Wednesday, January 30, 2008

Bob Ray Sanders Takes Me Back to Camelot

Bob Ray Sanders took me back to the nostalgic days of Camelot, when there was a twinkle in the eye of black kids like us who were inspired to hope in the future of America. We each recall when President John F. Kennedy came to Fort Worth on that November night. Downtown was dressed up in yellow lights, like the Yellow Rose of Texas, so the President could see this "Queen of the Prairie" from his Air Force One. We were a small, but proud city.

We remember seeing JFK emerge from his black limousine in front of the Texas Hotel. Mr. Kennedy sent the Secret Service scrabbling when he stepped out on the passenger side, in order to touch the crowd.
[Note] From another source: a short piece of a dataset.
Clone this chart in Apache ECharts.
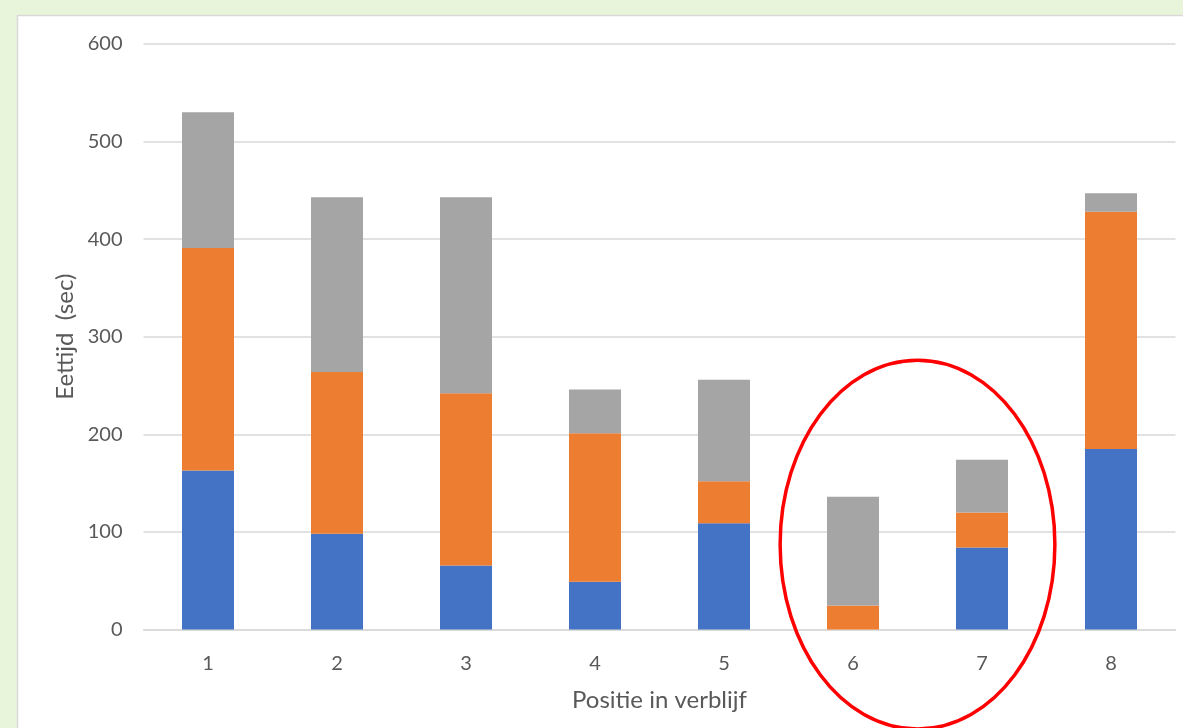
<!DOCTYPE html>
<html>
<head>
<meta charset="utf-8">
<script src="https://cdn.jsdelivr.net/npm/echarts@6/dist/echarts.min.js"></script>
<style>
html,body{margin:0;padding:0;background:#E9F5DB;}
#chart{width:1183px;height:728px;}
</style>
</head>
<body>
<div id="chart"></div>
<script>
const categories = ['1','2','3','4','5','6','7','8'];
const blueValues = [163, 98, 65.5, 49, 109, 0, 84, 185];
const orangeValues = [228, 166, 176.5, 152, 43, 24.5, 36, 243];
const grayValues = [139, 179, 201, 45, 104, 111.5, 54, 19];
const yTicks = [0, 100, 200, 300, 400, 500, 600];
const xTitle = 'Positie in verblijf';
const yTitle = 'Eettijd  (sec)';

const font = 'Lato, "Open Sans", sans-serif';
const textColor = '#595959';

const chart = echarts.init(document.getElementById('chart'));

function seg(name, data, color) {
  return {
    name: name, type: 'bar', stack: 'total', data: data,
    barWidth: 52,
    itemStyle: { color: color },
    emphasis: { disabled: true }
  };
}

chart.setOption({
  backgroundColor: '#E9F5DB',
  animation: false,
  grid: { left: 143.5, right: 7.5, top: 44, bottom: 98.5, containLabel: false },
  xAxis: {
    type: 'category',
    data: categories,
    name: xTitle,
    nameLocation: 'middle',
    nameGap: 59,
    nameTextStyle: { fontFamily: font, fontSize: 24, color: textColor },
    axisLine: { show: true, lineStyle: { color: '#D9D9D9', width: 1.5 } },
    axisTick: { show: false },
    axisLabel: { fontFamily: font, fontSize: 20, color: textColor, margin: 24 }
  },
  yAxis: {
    type: 'value',
    min: yTicks[0],
    max: yTicks[yTicks.length - 1],
    interval: yTicks[1] - yTicks[0],
    name: yTitle,
    nameLocation: 'middle',
    nameGap: 66,
    nameTextStyle: { fontFamily: font, fontSize: 24, color: textColor },
    axisLine: { show: false },
    axisTick: { show: false },
    splitLine: { lineStyle: { color: '#D9D9D9', width: 1.5 } },
    axisLabel: { fontFamily: font, fontSize: 20, color: textColor, margin: 21 }
  },
  series: [
    seg('A', blueValues, '#4472C4'),
    seg('B', orangeValues, '#ED7D31'),
    seg('C', grayValues, '#A5A5A5')
  ]
});

// Decorations: white panel and red annotation ellipse around categories 6 and 7
const p6 = chart.convertToPixel({ xAxisIndex: 0 }, categories[5]);
const p7 = chart.convertToPixel({ xAxisIndex: 0 }, categories[6]);
const band = p7 - p6;
const cy = chart.convertToPixel({ yAxisIndex: 0 }, 87);
const unit = chart.convertToPixel({ yAxisIndex: 0 }, 0) - chart.convertToPixel({ yAxisIndex: 0 }, 100);

chart.setOption({
  graphic: [
    {
      type: 'rect', z: -10, silent: true,
      shape: { x: 17.5, y: 15.5, width: 1300, height: 900 },
      style: { fill: '#FFFFFF', stroke: '#D9D9D9', lineWidth: 1.5 }
    },
    {
      type: 'ellipse', z: 100, silent: true,
      shape: { cx: (p6 + p7) / 2, cy: cy, rx: band * 1.065, ry: unit * 1.89 },
      style: { fill: 'none', stroke: '#FF0000', lineWidth: 3.5 }
    }
  ]
});
</script>
</body>
</html>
We were little colored boys squeezed in the crowd, with the audacity to hope.

During the lunch hour the next day, November 22, 1963, while listening to one of those new modern transistor radios, we got the news that Kennedy had left Fort Worth and had been shot in Dallas. Bob Ray Sanders, and the rest of us young teens at I.M. Terrell High School, shed our tears in the dust of a segregated school. But we woke up the next day as the children of destiny- the students that propelled the Civil Rights Movement.

This morning, associate editor of the Fort Worth Star-Telegram, Bob Ray Sanders, my fellow schoolmate, added his voice of endorsement to Barack Obama. (See “Keeping that hope alive”). We are aged old black men, with that same magic sparkle of exuberance and hope.